Given exercise: Give back exactly the lines from the beginning of the listing below to the line holding "const yStep = 0.01;", both ends included; the pictures stay out.

Data extract:
****

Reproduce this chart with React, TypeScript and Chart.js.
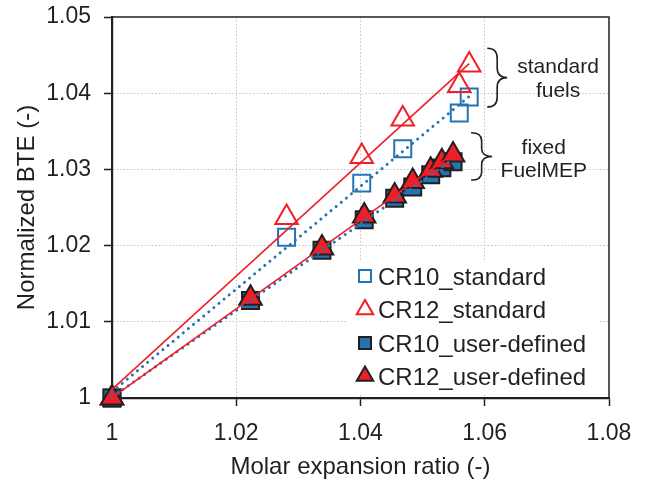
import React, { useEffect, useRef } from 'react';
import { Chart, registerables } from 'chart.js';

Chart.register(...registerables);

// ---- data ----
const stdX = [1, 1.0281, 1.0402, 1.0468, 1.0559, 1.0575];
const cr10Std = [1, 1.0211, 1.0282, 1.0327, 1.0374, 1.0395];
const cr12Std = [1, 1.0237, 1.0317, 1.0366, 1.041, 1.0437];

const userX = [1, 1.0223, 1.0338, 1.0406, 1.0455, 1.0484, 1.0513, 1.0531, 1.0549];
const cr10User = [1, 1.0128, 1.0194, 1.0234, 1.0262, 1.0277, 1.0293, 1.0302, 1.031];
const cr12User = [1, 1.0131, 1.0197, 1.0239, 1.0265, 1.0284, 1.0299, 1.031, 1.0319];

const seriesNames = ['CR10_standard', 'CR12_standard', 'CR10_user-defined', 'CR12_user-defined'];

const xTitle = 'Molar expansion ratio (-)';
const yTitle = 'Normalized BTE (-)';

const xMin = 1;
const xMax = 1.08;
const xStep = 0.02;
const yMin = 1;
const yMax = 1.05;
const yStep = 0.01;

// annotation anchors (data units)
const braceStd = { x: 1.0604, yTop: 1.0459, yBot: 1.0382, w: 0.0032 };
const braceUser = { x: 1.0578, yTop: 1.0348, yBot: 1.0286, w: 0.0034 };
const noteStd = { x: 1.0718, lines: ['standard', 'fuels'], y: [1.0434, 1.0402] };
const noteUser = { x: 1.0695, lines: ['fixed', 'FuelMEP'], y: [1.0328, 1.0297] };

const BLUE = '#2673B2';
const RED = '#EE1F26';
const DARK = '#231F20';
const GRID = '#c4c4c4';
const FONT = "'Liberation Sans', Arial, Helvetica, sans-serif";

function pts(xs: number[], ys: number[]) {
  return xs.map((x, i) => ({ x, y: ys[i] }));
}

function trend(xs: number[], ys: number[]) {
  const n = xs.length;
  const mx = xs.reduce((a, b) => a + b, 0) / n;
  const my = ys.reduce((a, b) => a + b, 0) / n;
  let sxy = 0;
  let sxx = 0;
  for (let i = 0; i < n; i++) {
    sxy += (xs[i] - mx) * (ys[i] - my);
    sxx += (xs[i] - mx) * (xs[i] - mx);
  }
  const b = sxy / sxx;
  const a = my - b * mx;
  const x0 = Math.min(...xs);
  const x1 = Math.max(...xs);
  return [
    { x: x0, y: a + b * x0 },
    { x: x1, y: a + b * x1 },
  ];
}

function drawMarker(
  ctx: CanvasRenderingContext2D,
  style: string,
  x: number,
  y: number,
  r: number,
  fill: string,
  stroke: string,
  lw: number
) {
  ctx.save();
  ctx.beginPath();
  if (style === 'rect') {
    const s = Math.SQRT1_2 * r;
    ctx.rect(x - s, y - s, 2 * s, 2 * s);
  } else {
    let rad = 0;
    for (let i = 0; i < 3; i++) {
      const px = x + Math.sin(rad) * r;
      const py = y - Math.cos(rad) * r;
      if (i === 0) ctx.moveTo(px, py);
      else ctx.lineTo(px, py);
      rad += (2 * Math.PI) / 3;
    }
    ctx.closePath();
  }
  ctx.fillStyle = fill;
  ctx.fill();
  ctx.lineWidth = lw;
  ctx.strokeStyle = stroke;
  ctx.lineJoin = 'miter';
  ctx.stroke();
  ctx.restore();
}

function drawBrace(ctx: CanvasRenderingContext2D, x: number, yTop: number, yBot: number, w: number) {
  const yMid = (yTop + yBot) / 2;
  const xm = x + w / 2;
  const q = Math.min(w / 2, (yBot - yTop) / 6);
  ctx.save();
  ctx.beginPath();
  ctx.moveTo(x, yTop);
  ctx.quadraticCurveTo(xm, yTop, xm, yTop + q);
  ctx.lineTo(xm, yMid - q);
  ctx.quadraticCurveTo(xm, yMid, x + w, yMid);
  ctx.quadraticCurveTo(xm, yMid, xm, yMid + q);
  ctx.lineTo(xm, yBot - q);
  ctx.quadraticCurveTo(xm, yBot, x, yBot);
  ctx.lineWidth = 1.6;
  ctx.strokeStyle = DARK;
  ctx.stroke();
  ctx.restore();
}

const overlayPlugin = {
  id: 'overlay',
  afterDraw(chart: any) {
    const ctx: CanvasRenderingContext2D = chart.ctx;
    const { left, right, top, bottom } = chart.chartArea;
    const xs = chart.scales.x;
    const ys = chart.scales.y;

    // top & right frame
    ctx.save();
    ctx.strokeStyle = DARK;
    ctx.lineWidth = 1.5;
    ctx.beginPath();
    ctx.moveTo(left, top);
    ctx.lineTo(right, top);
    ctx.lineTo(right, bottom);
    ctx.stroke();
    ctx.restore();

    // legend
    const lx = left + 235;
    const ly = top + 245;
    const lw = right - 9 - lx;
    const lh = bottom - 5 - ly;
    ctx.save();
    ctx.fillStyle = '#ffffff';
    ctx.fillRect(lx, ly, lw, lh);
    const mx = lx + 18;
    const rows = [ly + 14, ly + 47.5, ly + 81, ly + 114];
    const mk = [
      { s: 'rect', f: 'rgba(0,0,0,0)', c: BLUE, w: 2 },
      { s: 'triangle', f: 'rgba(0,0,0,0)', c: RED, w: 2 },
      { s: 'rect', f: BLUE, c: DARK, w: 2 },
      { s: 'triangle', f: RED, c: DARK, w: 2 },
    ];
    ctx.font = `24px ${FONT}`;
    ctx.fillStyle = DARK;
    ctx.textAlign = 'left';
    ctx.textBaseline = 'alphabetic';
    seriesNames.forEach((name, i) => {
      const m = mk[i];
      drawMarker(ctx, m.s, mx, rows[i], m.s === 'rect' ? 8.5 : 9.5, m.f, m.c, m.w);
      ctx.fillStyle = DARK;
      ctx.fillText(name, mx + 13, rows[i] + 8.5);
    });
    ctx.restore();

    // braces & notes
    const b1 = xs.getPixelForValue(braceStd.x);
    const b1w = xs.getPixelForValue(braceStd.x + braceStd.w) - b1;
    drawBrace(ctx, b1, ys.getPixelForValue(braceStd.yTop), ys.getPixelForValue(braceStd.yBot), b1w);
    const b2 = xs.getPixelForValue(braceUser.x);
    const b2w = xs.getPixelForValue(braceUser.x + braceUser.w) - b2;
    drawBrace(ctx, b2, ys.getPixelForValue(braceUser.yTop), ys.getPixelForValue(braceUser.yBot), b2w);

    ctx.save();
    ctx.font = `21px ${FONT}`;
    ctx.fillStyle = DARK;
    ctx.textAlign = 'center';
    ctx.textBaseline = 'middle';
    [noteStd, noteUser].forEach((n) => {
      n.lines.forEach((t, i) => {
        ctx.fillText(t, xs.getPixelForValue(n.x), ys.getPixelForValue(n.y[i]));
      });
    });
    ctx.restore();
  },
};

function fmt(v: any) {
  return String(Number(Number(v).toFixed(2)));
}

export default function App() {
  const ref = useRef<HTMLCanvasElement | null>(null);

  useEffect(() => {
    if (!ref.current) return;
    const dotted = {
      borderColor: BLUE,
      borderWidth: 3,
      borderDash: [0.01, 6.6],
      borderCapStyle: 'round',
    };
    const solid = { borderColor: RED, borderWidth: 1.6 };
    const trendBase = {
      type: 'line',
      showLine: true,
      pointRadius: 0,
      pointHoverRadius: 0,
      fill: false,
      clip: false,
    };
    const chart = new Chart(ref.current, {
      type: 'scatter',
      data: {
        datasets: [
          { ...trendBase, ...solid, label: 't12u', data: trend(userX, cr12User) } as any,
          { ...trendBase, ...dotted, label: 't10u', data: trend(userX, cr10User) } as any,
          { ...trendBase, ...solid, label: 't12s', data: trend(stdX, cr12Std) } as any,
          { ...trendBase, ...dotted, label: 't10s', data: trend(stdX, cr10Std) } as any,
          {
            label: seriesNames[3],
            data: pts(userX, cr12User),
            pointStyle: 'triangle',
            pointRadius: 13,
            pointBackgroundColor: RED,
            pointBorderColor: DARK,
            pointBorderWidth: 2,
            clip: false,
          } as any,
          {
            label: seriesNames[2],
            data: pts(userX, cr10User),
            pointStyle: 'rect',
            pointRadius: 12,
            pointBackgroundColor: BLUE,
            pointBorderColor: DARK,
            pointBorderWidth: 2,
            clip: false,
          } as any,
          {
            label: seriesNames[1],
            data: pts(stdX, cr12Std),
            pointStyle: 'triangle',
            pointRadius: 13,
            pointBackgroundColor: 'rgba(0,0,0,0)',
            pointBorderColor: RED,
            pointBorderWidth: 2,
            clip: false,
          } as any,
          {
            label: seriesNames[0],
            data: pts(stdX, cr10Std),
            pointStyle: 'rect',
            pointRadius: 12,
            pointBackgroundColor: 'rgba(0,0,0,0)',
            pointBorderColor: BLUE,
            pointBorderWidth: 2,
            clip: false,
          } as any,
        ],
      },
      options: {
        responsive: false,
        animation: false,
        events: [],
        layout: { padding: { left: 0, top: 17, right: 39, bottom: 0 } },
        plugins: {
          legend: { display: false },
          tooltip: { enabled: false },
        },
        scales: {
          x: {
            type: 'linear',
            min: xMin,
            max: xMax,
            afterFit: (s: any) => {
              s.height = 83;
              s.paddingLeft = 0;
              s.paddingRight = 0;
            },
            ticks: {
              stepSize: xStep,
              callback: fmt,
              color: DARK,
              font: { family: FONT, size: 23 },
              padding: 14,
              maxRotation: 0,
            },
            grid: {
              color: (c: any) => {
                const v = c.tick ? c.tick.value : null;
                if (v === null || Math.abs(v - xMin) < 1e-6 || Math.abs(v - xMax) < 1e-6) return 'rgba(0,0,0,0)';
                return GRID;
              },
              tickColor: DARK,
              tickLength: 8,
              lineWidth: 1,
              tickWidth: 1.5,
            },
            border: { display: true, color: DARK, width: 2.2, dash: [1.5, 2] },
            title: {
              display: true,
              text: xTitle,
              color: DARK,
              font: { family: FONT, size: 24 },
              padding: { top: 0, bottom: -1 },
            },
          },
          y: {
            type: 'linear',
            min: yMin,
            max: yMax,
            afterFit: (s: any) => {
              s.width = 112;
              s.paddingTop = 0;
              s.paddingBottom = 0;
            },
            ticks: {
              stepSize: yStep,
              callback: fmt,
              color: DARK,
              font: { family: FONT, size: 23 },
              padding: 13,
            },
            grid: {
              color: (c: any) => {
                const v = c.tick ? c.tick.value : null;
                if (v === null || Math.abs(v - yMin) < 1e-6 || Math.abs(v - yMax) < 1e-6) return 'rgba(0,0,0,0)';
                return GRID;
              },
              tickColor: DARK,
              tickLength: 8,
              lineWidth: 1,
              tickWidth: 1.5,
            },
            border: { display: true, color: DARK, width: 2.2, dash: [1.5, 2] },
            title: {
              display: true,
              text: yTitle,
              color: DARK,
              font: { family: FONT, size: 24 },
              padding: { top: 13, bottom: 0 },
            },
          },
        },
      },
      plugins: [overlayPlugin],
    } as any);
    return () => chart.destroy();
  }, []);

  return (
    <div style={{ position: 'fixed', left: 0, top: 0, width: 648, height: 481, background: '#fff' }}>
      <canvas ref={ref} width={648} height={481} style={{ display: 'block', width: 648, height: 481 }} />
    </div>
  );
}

****

Worked answer:
Reproduce this chart with React, TypeScript and Chart.js.
import React, { useEffect, useRef } from 'react';
import { Chart, registerables } from 'chart.js';

Chart.register(...registerables);

// ---- data ----
const stdX = [1, 1.0281, 1.0402, 1.0468, 1.0559, 1.0575];
const cr10Std = [1, 1.0211, 1.0282, 1.0327, 1.0374, 1.0395];
const cr12Std = [1, 1.0237, 1.0317, 1.0366, 1.041, 1.0437];

const userX = [1, 1.0223, 1.0338, 1.0406, 1.0455, 1.0484, 1.0513, 1.0531, 1.0549];
const cr10User = [1, 1.0128, 1.0194, 1.0234, 1.0262, 1.0277, 1.0293, 1.0302, 1.031];
const cr12User = [1, 1.0131, 1.0197, 1.0239, 1.0265, 1.0284, 1.0299, 1.031, 1.0319];

const seriesNames = ['CR10_standard', 'CR12_standard', 'CR10_user-defined', 'CR12_user-defined'];

const xTitle = 'Molar expansion ratio (-)';
const yTitle = 'Normalized BTE (-)';

const xMin = 1;
const xMax = 1.08;
const xStep = 0.02;
const yMin = 1;
const yMax = 1.05;
const yStep = 0.01;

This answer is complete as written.